The increase in taxes and the creation of the TTRA are designed to improve revenue collection and replenish the state’s coffers, while it is hoped the streamlining of government authorities will improve efficiency and further reduce public spending.   

Although the measures announced in the budget are likely to boost state revenue, they could also have a flow-on inflationary effect. Increases in fuel costs are expected to impact logistics, manufacturing and domestic transport costs, with price rises likely to be passed on to consumers.

While inflation has remained moderate this year, at 1.2% year-on-year as of September, according to central bank data, it is probable the consumer price index will come under more pressure in 2018 as the effects of higher taxes and subsidy cuts are factored in.

As is frequently the case with tax increases, the moves have also spurred opposition from those most affected. Stakeholders have warned that significant tax increases in the gaming and hydrocarbons industries will place a strain on businesses and impact activity, while opponents of the proposed property tax have taken legal action against the government, raising concerns over the legality of the property valuation processes.
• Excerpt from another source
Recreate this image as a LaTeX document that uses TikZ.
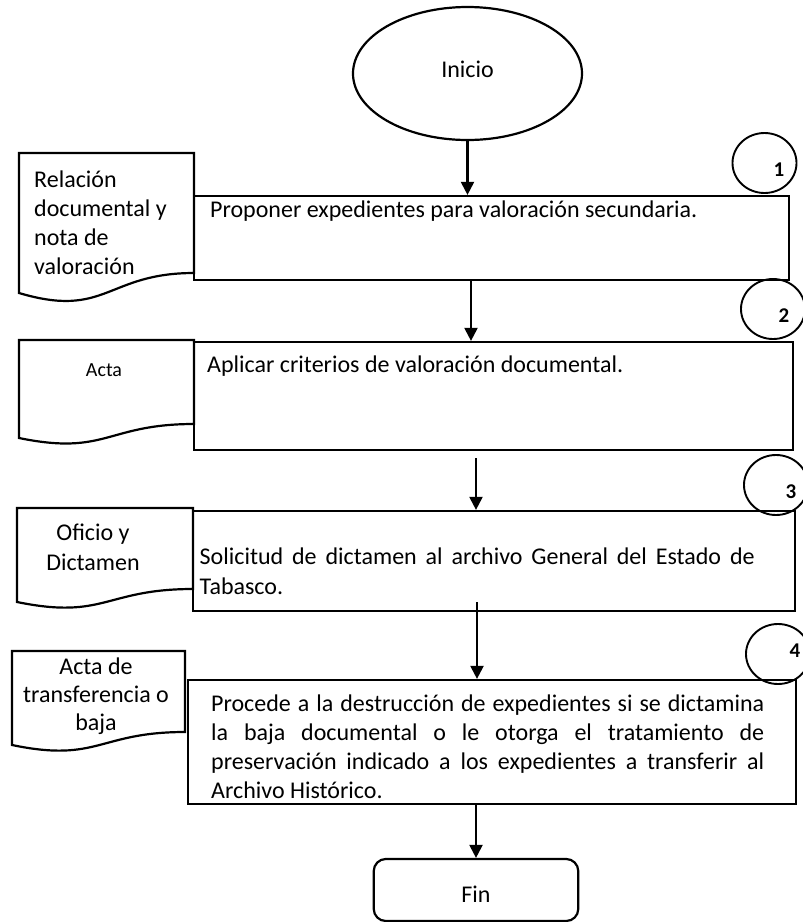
\documentclass[tikz,border=0pt]{standalone}
\usepackage{fontspec}
\setmainfont{Carlito}
\usetikzlibrary{arrows.meta,shapes.geometric,calc}
\tikzset{
 boxstyle/.style={draw, line width=2.2pt, rectangle, inner sep=0pt},
 docline/.style={draw, line width=2.2pt, line join=miter},
 numcirc/.style={draw, ellipse, line width=1.9pt, minimum width=64pt, minimum height=60pt, inner sep=0pt},
 numtxt/.style={font=\fontsize{21}{24}\selectfont\bfseries, anchor=base, inner sep=0pt},
 txt/.style={font=\fontsize{24}{29}\selectfont, inner sep=0pt},
 arr/.style={line width=2.1pt, -{Triangle[length=13pt,width=13pt]}},
}
\begin{document}
\begin{tikzpicture}[x=1pt,y=-1pt]
\useasboundingbox (0,0) rectangle (803,922);

% start
\node[draw, ellipse, line width=2.2pt, minimum width=229pt, minimum height=133pt, inner sep=0pt] (start) at (467.5,73.5) {};
\node[txt, anchor=base] (starttxt) at (467.5,77) {Inicio};

% process boxes
\node[boxstyle, minimum width=595pt, minimum height=84pt] (b1) at (491.5,238) {};
\node[txt, anchor=base west] (b1txt) at (210,217) {Proponer expedientes para valoración secundaria.};

\node[boxstyle, minimum width=599pt, minimum height=108pt] (b2) at (493.5,396) {};
\node[txt, anchor=base west] (b2txt) at (207,372) {Aplicar criterios de valoración documental.};

\node[boxstyle, minimum width=602pt, minimum height=100pt] (b3) at (494,561) {};
\node[txt, anchor=base west] (b3txt) at (199.5,564) {\parbox[t]{555pt}{\fontsize{24}{30}\selectfont
\makebox[\linewidth][s]{Solicitud de dictamen al archivo General del Estado de}\\
Tabasco.}};

\node[boxstyle, minimum width=608pt, minimum height=124pt] (b4) at (492,742) {};
\node[txt, anchor=base west] (b4txt) at (211,711) {\parbox[t]{553pt}{\fontsize{24}{29}\selectfont
\makebox[\linewidth][s]{Procede a la destrucción de expedientes si se dictamina}\\
\makebox[\linewidth][s]{la baja documental o le otorga el tratamiento de}\\
\makebox[\linewidth][s]{preservación indicado a los expedientes a transferir al}\\
Archivo Histórico.}};

% end
\node[draw, rectangle, rounded corners=12pt, line width=2.2pt, minimum width=204.5pt, minimum height=62pt, inner sep=0pt] (fin) at (476,890) {};
\node[txt, anchor=base] (fintxt) at (476,902) {Fin};

% documents
\draw[docline] (19,153) -- (194,153) -- (194,273) .. controls (106.5,273) and (106.5,319) .. (19,293) -- cycle;
\node[txt, anchor=base west] (d1txt) at (34,187) {\parbox[t]{160pt}{\fontsize{24}{29}\selectfont Relación\\documental y\\nota de\\valoración}};

\draw[docline] (19,340) -- (194,340) -- (194,424) .. controls (106.5,424) and (106.5,456) .. (19,438) -- cycle;
\node[font=\fontsize{20}{24}\selectfont, inner sep=0pt, anchor=base] (d2txt) at (104,376) {Acta};

\draw[docline] (17,508) -- (193,508) -- (193,589) .. controls (105,589) and (105,620) .. (17,602) -- cycle;
\node[txt, anchor=base] (d3txt) at (93,540) {\parbox[t]{170pt}{\centering\fontsize{24}{30}\selectfont Oficio y\\Dictamen}};

\draw[docline] (12,651) -- (185,651) -- (185,732) .. controls (98.5,732) and (98.5,763) .. (12,745) -- cycle;
\node[txt, anchor=base] (d4txt) at (96,674) {\parbox[t]{170pt}{\centering\fontsize{24}{28}\selectfont Acta de\\transferencia o\\baja}};

% step circles
\node[numcirc] (c1) at (764.5,163) {};
\node[numtxt] (n1) at (779,176) {1};
\node[numcirc] (c2) at (773,309) {};
\node[numtxt] (n2) at (784,322) {2};
\node[numcirc] (c3) at (776,485) {};
\node[numtxt] (n3) at (791,498) {3};
\node[numcirc] (c4) at (778,654) {};
\node[numtxt] (n4) at (795,657) {4};

% connectors
\coordinate (a3s) at (476,458);
\coordinate (a4s) at (477,602);
\draw[arr] (start.south) -- (start.south |- b1.north);
\draw[arr] ([xshift=-20.5pt]b1.south) -- ([xshift=-20.5pt]b1.south |- b2.north);
\draw[arr] (a3s) -- (a3s |- b3.north);
\draw[arr] (a4s) -- (a4s |- b4.north);
\draw[arr] (b4.south -| fin.north) -- (fin.north);
\end{tikzpicture}
\end{document}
IMF supports revenue collection reforms

Despite some opposition, the reforms have been largely supported by the IMF, which stated in a recent analysis report that the revenue collection methods were a “step in the right direction”.

“Directors commended steps taken in the FY 2016/17 and in the FY 2017/18 budget proposal towards fiscal adjustment,” the IMF Executive Board stated in the assessment, published in early November. “These steps included the introduction of property, excise and gaming taxes, royalties on natural gas production and elimination of fuel subsidies.”

The fund called for more action to be undertaken, however, recommending the broadening of value-added-tax to encompass more goods and services, and the finalisation of reforms to the oil and gas sector’s fiscal regime.